The Average Piper… A Question

Let’s shift gears for a minute and talk about something else. From the very earliest words written we know that there is something about the Great Highland Bagpipe that has stirred body and soul. Average audiences are drawn to the sound of the instrument, with only a basic understanding of a few simple melodies.

Sometime during the late 1600’s or early 1700’s Patrick Og MacCrimmon (the greatest of the MacCrimmon teachers) was said to have stripped away many of the embellishments decorating piobaireachd to reveal a more pleasing underlying melody. For The Average Piper, the struggle to include difficult embellishments is often at the expense of sound, melody, phrasing, and tempo. If playing in a band, which most are, we can add ‘unison’ to that list.

As Patrick Og did, is it acceptable to simplify tunes in order to protect and strengthen more important elements of the music?

10 replies
  1. Stephen McPherson
    Stephen McPherson says:

    Like most things in life, this is a “shades of grey” issue.

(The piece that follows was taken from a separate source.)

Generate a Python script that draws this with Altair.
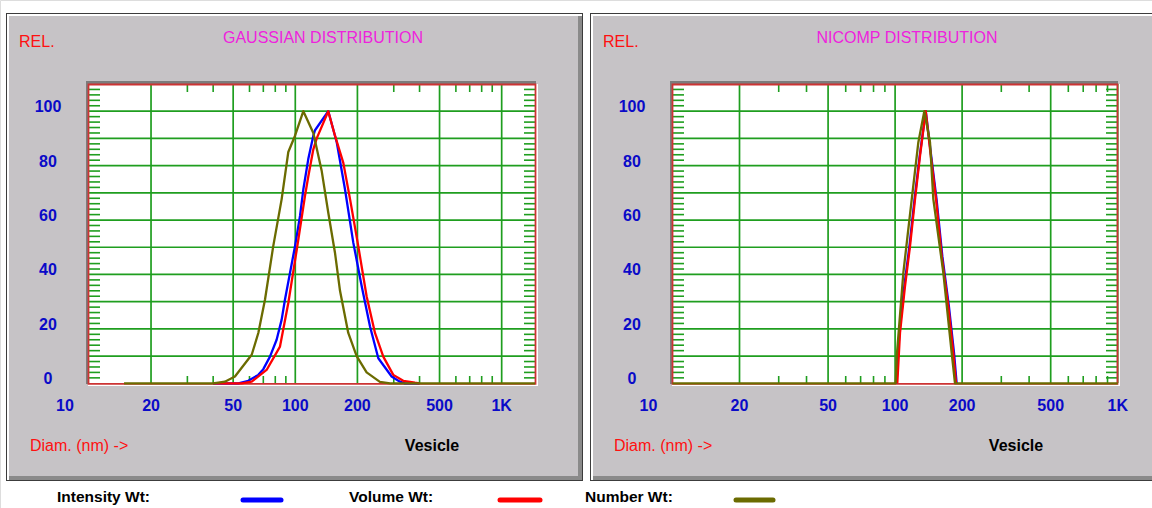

Certainly simplifying music by removing embellishments has been going on for many centuries – we’re not all MacCrimmons. However in many tunes the embellishments are part of the melody, so leaving them out completely changes the melody and the intent of the composer. Call me old school but I think the key to success is practicing scales – good old fingering exercises. If you can play all the embellishments correctly up and down the scale, you can tackle just about anything.

    • Ron Bowen
      Ron Bowen says:

      I agree…to a point. When those embellishments are physically impossible, I think it’s acceptable to modify or eliminate them. In all instances I think it’s a judgement call. Thanks for responding. Good thoughts.

  2. Pietro
    Pietro says:

    Piping nowadays has become a struggling game of perfection on embellishments, ornamentations and tempo. So that any good computer if running a race would easily win every single competition.
    No longer space to music and poetry.
    Average listeners like the sound and “skirl” of the pipes, ignoring almost every technical issue. I’ve heard pipers having been cheered and applauded and they were very basic or wrong in doublings, taorluath and so on and so forth, but they were playing perfectly tuned pipes and put their heart in what they were doing..
    Nowadays piping is for pipers and judges, not for people.

  3. Sid Baker
    Sid Baker says:

    Ed Neigh used to simplify tunes all the time. It didn’t do anything to detract from the overall sound of the tune. Those players who wanted to improve had goals to strive for and those who didn’t want to or weren’t confident enough in their abilities, could still play with the rest of the band and hold their own. Music without melody is just sound.

  4. Steve Law
    Steve Law says:

    Agree with Steve and Ron, to a point. But definitely agree Nate hits the spot… simple & clean works fine in average band play and wins easily over muddy BUT shouldn’t be a permanent cop-out.
    One Pipey of my acquaintance routinely junks many embellishments and this can leave the tune devoid of life… so should only be used sparingly and until the proper stuff is mastered….imho.

    • Ron Bowen
      Ron Bowen says:

      What? No avatar? Keith, forget those lightning fast fingers of yours. Write me out Scotland the Brave for a 65 year old beginner…or for a youngster just starting out. But PM me as I don’t want to drop into this particular rabbit hole at this time. Let’s save it for later!

  5. Steve Moore
    Steve Moore says:

    Absolutely. From a band perspective, if a doubling sounds muddy and a single gracenote sounds clean, go with the latter. If the pipers can be made to play the doubling so it sounds clean, in unison and well-timed, so much the better. The melody notes are most important and the music can’t be heard with poor, muddy doublings as a distraction.

  6. Ron Bowen
    Ron Bowen says:

    From Dan Bell “Is it acceptable? Of course it is. The melody and rhythm are the tune, not the embellishments. Good embellishment enhances important notes, but it should never detract from the flow of the tune.
    This isn’t just for beginning players. As experienced players age, we shouldn’t sacrifice the melody for pyrotechnics that our hands no longer wanna do. Your audience can tell if you can’t play to the beat. They don’t care if you play a gracenote instead of a doubling.”

  7. Ron Bowen
    Ron Bowen says:

    From Nate Silva “I daresay that if Patrick Og MacCrimmon thought so, then the idea of simplifying the presentation of the melody (i.e., removing or skipping troublesome embellishments and gracings) certainly has merit. Simple and clean, or complicated and muddy … I’d say the former would be the wisest and preferred choice.
    However, (and I’m guessing this might be where this is headed) I think the possible danger in this approach would be complacency on the part of the learner. If the learner simplified the tunes, and became happy leaving them that way indefinitely … then both the learning process and the presentation of the music are stifled.
    (addition) … So I think it may be a good method in the interim, so long as learning pipers don’t stick to it permanently (or needlessly).
    Anyway, just my 2¢. Liking this little series … looking forward to more as it goes. Cheers.”